Well, it’s official. I’ve unplugged. I’m offline. Checked out. Whatever you want to call it. I’ve dropped wifi at home, gone cell-free, and recently installed a corded phone, much to the delight and wonder of my boys. I now live back in 1991. And guess what? I. Love. It.
Why on earth might I be posting about this on Project Mayhem? Because it’s done wonders for my writing and reading life, among other things. I read nine books last month, y’all. Eight in January. I don’t think I’ve read that regularly since middle-grade days when I was working toward the library’s summer-reading prizes. I’m hitting writing goals on my new project with ease, and I’m much less constrained by all the external (though well-loved) voices of readers, reviewers, other writers, blogs, articles, op-ed pieces, forum posts…you get the idea. Creative work is less stressful and rushed, and when I sit down to write, I no longer battle the siren’s call of Twitter and that latest Goodreads scandal.

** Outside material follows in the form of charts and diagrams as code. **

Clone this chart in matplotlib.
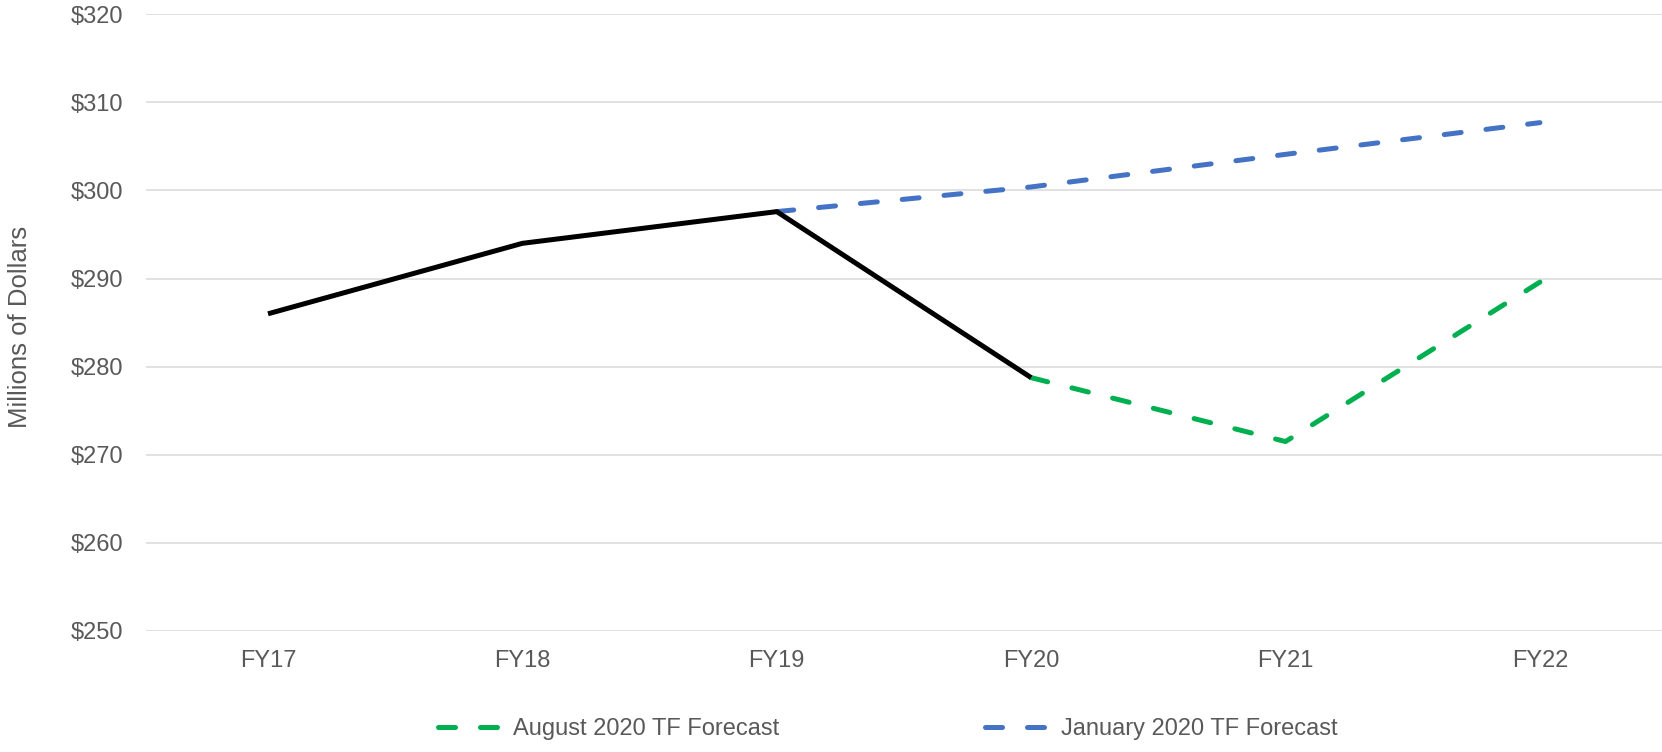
import numpy as np
import matplotlib
matplotlib.use("Agg")
import matplotlib.pyplot as plt
from matplotlib.lines import Line2D

plt.rcParams['font.family'] = ['Liberation Sans', 'DejaVu Sans']

years = ['FY17', 'FY18', 'FY19', 'FY20', 'FY21', 'FY22']
actual = [286.0, 294.0, 297.6, 278.75]            # FY17-FY20
aug_forecast = [278.75, 271.5, 289.6]            # FY20-FY22
jan_forecast = [297.6, 300.4, 304.1, 307.7]      # FY19-FY22

green = '#00B050'
blue = '#4472C4'
txt = '#595959'
grid_c = '#D9D9D9'
lw = 3.6
dash = (3.4, 5.0)
fs = 17

fig = plt.figure(figsize=(16.62, 7.52), dpi=100)
ax = fig.add_axes([0.0878, 0.161, 0.9122, 0.820])

x = np.arange(len(years))
ax.plot(x[0:4], actual, color='black', lw=lw, solid_capstyle='butt', zorder=3)
ax.plot(x[3:6], aug_forecast, color=green, lw=lw, dashes=dash,
        dash_capstyle='round', zorder=2)
ax.plot(x[2:6], jan_forecast, color=blue, lw=lw, dashes=dash,
        dash_capstyle='round', zorder=2)

ax.set_ylim(250, 320)
ax.set_yticks(np.arange(250, 321, 10))
ax.set_yticklabels([f'${v}' for v in range(250, 321, 10)])
ax.set_xlim(-0.48, 5.48)
ax.set_xticks(x)
ax.set_xticklabels(years)

ax.grid(axis='y', color=grid_c, lw=1.1)
ax.set_axisbelow(True)
for s in ax.spines.values():
    s.set_visible(False)
ax.tick_params(axis='y', length=0, pad=16, labelsize=fs, labelcolor=txt)
ax.tick_params(axis='x', length=0, pad=14, labelsize=fs, labelcolor=txt)

fig.text(0.005, 0.565, 'Millions of Dollars', rotation=90, ha='left', va='center',
         fontsize=18.5, color=txt)

handles = [Line2D([], [], color=green, lw=lw, dashes=dash, dash_capstyle='round'),
           Line2D([], [], color=blue, lw=lw, dashes=dash, dash_capstyle='round')]
leg = fig.legend(handles, ['August 2020 TF Forecast', 'January 2020 TF Forecast'],
                 loc='center', bbox_to_anchor=(0.534, 0.03), ncol=2, frameon=False,
                 fontsize=fs, handlelength=2.5, handletextpad=0.7,
                 columnspacing=8.7)
for t in leg.get_texts():
    t.set_color(txt)

fig.savefig('out.png', dpi=100)
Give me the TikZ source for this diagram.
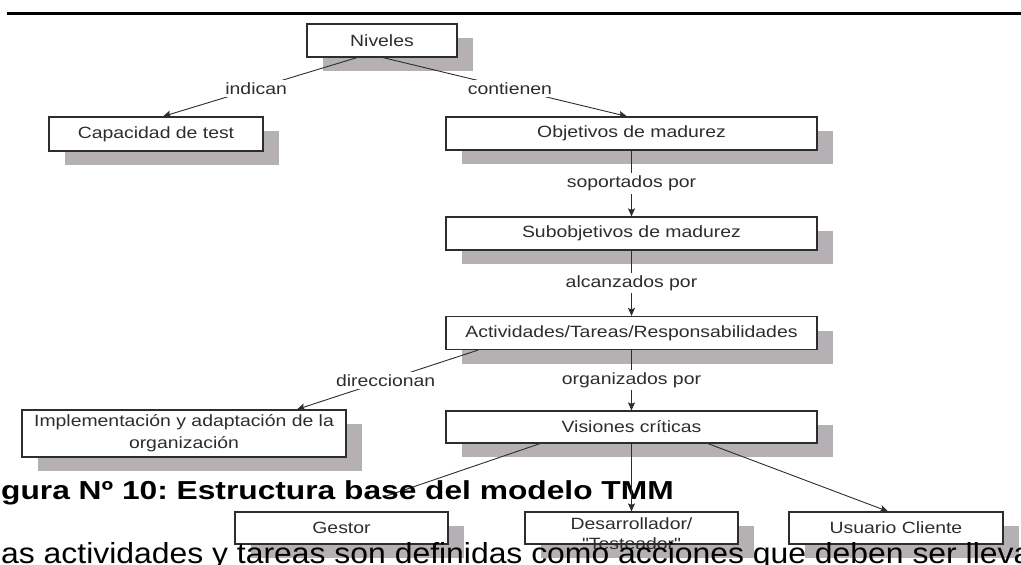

I don’t have to tell you that there are so many voices daily competing for our attention– on both sides of the laptop screen. I realized that I needed to do something different after I was glued to my computer in the weeks leading up to my debut release. My rising stress level corresponded with my newfound ability to obsess online about my book: how it was doing, how readers were responding, and could I do more? Fill in the blank with other components of my life that were becoming inextricably dependent on being online (parenting blogs, driving directions, recipe ideas, the inevitable Web-MD), and the internet was becoming very much the invasive all-present stream of chatter so well-described in M.T. Anderson’s YA novel, FEED. Around that time I also read an interesting article suggesting that we have little idea of the mental health implications of constant connectivity. I realized that I’d only had internet in my home for about seven years (as opposed to the quarter-of-a-century that came before), but, even so, I couldn’t imagine life without it.
I don’t want to go all extreme on you. Many elements of being online are great. The instant access to a wealth of information. The constant connectivity that makes the life of a writer (and stay-at-home-parent!) seem much less lonely. Meeting so many fascinating people who share my interests. You fill in the blank. There are so many good things. I love the internet. That was my problem. One of my 2013 New Year’s Resolutions was to unplug, and I first started with axing wifi at home. But having cell-only internet access just ended with my spending more time grumbling at the poor Facebook mobile options and rubbing my neck, which was now permanently cramped from being hunched over my cell. For me, it was all or nothing, and I now am living in Luddite paradise.
Think you might want to join me back in the early ‘90s? Some things I’ve learned along the way for being unplugged and yet still realistically engaging the world as we know it:
Figure out the absolute essentials you need to do online and schedule time for them. For me, that means Monday-Friday, I set aside about half-an-hour to read e-mail and respond to time-sensitive requests. I also use this time to scan my twitter lists and facebook updates, which I’ve sorted into a manageable circle of close friends. I winnowed my blog reading down to two or three (of course, Project Mayhem is one!) that I read weekly. I block off a couple of hours on Saturdays to catch up on anything else that I can’t fit into my internet-speed sessions (like scheduling this blog post). I am lucky enough to have free wifi less than a mile away (yes, that’s me, checking e-mail in my car in the grocery store parking lot), and a public library very close to my house.
Consider other ways to remain connected. I subscribe to the daily paper (I love the ritual of shuffling out in PJs to get it every morning), schedule weekly phone calls with good friends (which has been wonderful for some relationships that were stagnating with quick e-mail updates), write letters (gasp!) and actually use the yellow pages (ha!). I have been astonished at the space I now have in my evenings, which is great for my family and friends, and I’m now actually doing a lot of the projects I was before only pinning.
Let other people know you might be online less. I make it a goal to respond to important business-related e-mails within 24 hours, but I told other friends that if they needed me urgently, they should call. Not being constantly available has been magical. So has the freedom that comes with the realization that there’s a lot I don’t actually need to keep up with that before I felt compelled to read, respond to, or follow.
Enjoy the quiet. Sit outside more. Multitask less. Eat without a screen in front of you. Respond to the need in front of you rather than the perceived virtual need. Go for a walk without an electronic device. Breathe.
Unplugging may not be for everyone, but it’s important to consider it as a viable option. Challenge yourself with a day or a week offline. See what you think. And in one of your quick speed-internet sessions at the library, come back here and tell me how it went. I’ll respond in a week or two. ;)
What say you, Mayhemers? Have you ever unplugged? Do you feel constrained or liberated by constant online access? How does being online affect your creativity? Your life as a reader?